Take Jumanji, slap on a Raiders of the Lost Ark climax, and you get Inkheart. Surely that's what the producers of the new PG-rated kids' adventure must have been thinking—that and "Ya think we found the next Harry Potter this time?" Adapted with what may be too much fidelity from the bestselling 2003 German novel by Cornelia Funke, Iain Softley's film plays it safe. The screenplay credited to Pulitzer-Prize-winning playwright David Lindsay-Abaire follows the broad strokes of the novel's plot without nurturing enough lively idiosyncrasy to make the story come alive, which ironically is what Inkheart is all about.
Because this is a PG-rated kid's adventure, Brendan Fraser stars in it (it's some kind of rule of Hollywood physics), as Mortimer "Mo" Folchart, "the famous book doctor." While single father Mo ostensibly travels the world repairing books, he's secretly searching for an incredibly rare, obscure children's novel named "Inkheart." Why? Because Mo is someone nearly as rare: a "silvertongue" capable of conjuring into reality animate objects described in books, just by reading them aloud. Unfortunately, Mo discovered this gift and curse while reading "Inkheart" to his wife and daughter Meggie (Eliza Bennett), the rub being that while he brought characters from Inkheart onto planet Earth, he sent his wife into the medieval world of the novel.
In the intervening eight years, the characters from "Inkheart" have also been trying to find copies of the book. One, a fire juggler named Dustfinger (saving grace Paul Bettany), wants to get back into the book to reunite with his wife (Bettany's wife Jennifer Connelly, in an unbilled cameo). The rest are under the sway of bad guy Capricorn (Andy Serkis of Lord of the Rings), who likes it here, thank you very much, and intends to burn every existing copy of the book. It's up to Mo, Meggie (now a spunky, twelve-year-old aspiring writer) and Meggie's great-aunt Elinor (Helen Mirren, pleasingly chewing scenery) to save Meggie's mother Resa (Sienna Guillory).
At first, the intrigue in the unfolding plot is compelling, but once we realize that the film's internal logic is shaky at best, it's apparent that silvertongued Mo has brought plot holes out of the book, as well. Mo warns, "I have no control over what comes and what goes," but it's a cheap excuse for allowing his power to do only what the plot requires in a given moment: more chaos would have given Inkheart more spontaneity as well. The plans made by Mo and Dustfinger also frequently come across as needlessly circuitous, especially when Meggie suggests--after twelve years of trying to track down the book--that her father look up the book's author, one Fenoglio (Jim Broadbent). Turns out he's sitting around not far away, sitting on a few copies of Inkheart.
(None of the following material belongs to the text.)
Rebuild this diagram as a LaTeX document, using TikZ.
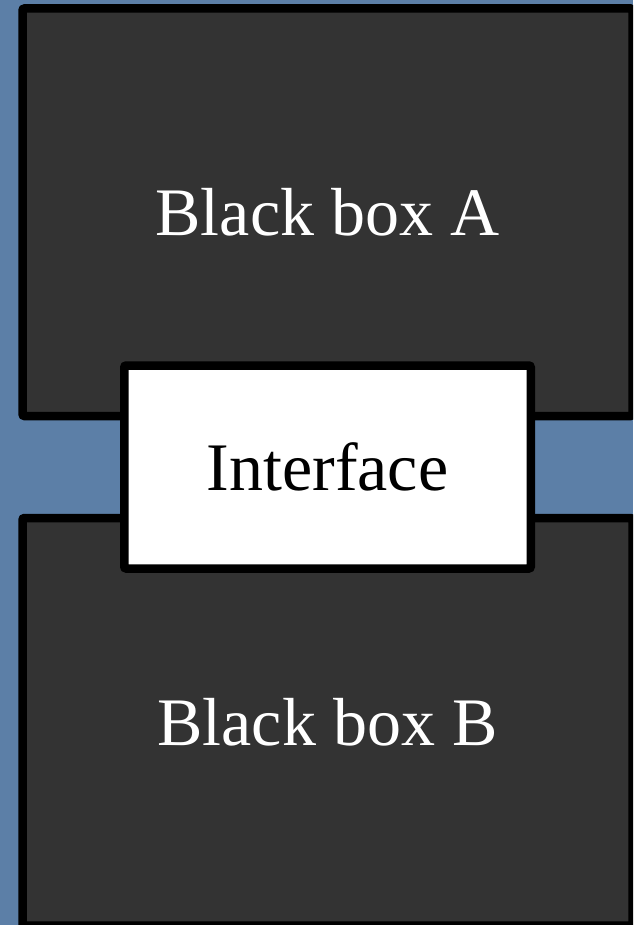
\documentclass[tikz,border=0pt]{standalone}
\usepackage{fontspec}
\setmainfont{Liberation Serif}
\usetikzlibrary{positioning,calc}
\definecolor{slideblue}{RGB}{92,127,167}
\definecolor{boxgray}{RGB}{51,51,51}
\tikzset{
	panel/.style={
			draw=black, line width=8.5pt, rounded corners=2pt,
			inner sep=0pt, outer sep=0pt,
			font=\fontsize{68}{80}\selectfont
		},
	blackbox/.style={
			panel, fill=boxgray, text=white,
			minimum width=610pt, minimum height=407.5pt
		},
	interfacebox/.style={
			panel, fill=white, text=black,
			minimum width=406.5pt, minimum height=203pt
		}
}

\begin{document}
\begin{tikzpicture}[x=1pt, y=1pt]

			% Slide background
			\useasboundingbox (0,0) rectangle (633,-925);
			\clip (0,0) rectangle (633,-925);
			\fill[slideblue] (0,0) rectangle (633,-925);

			% The two black boxes
			\node[blackbox] (boxA) at (327.5,-212.25) {Black box A};
			\node[blackbox, below=102pt of boxA] (boxB) {Black box B};

			% The interface between them
			\node[interfacebox] (iface) at ($(boxA.south)!0.5!(boxB.north)$) {Interface};
		\end{tikzpicture}
\end{document}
Lindsey-Abaire has a bit of fun (I wish he'd had more) with the notion of characters come to life. In a twist on romantic rejection, one character tells another, "It's because of how I'm written, isn't it?" Dustfinger's introduction to Fenoglio also allows a momentary head trip, as the author is confronted by his creation. The hook of the premise remains "novel": at one point, the heroes are penned up in a stable containing L. Frank Baum's flying monkey's, J.M. Barrie's ticking crocodile, a unicorn and a Minotaur. And though the story bogs down in the middle when it should be taking off, the climax has the cachet of the ultimate Jungian threat. Inkheart gets a pass for making books seem cool (if scary): if only it could have done the same for movies.
Inkheart hits Blu-ray in a solid but less-than-spectacular transfer. Detail is strong, black level has proper depth, and color is eye-catching. But there's also some unevenness to the picture quality (perhaps partly endemic to the source and its special-effects work?); the image betrays occasional digital artifacts and soft shots. The Dolby TrueHD 5.1 mix is unimpeachable, though, expertly prioritizing dialogue, effects, and music and offering substantial wraparound immersion.
Warner also supplies a few bonus features, beginning with "A Story from the Cast and Crew" (6:36, HD). Here, Funke introduces the storytelling-handoff game "Tell Me a Story," which was "played" by cast and crew over the course of production as a videographer captured each turn. It's a cute idea executed well, despite what had to have been annoying practical complications.
"From Imagination to the Page: How Writers Write" (10:38, HD) features author Cornelia Funke, showing her at work and allowing her to explain her process. Also interviewed about Funke's talent are Helen Mirren, Eliza Hope Bennett, Paul Bettany, Brendan Fraser, Iain Softley, producer Ileen Maisel, and Jim Broadbent.
Nine "Deleted Scenes" (13:36, SD) offer a tour of the cutting-room floor.
Lastly, in "Eliza Reads to Us" (3:46, HD), Funke introduces Bennett reading a favorite passage from Funke's book that didn't make it into the film. The disc also comes with a Digital Copy for portable playback flexibility, and is BD-Live enabled for access to additonal online content.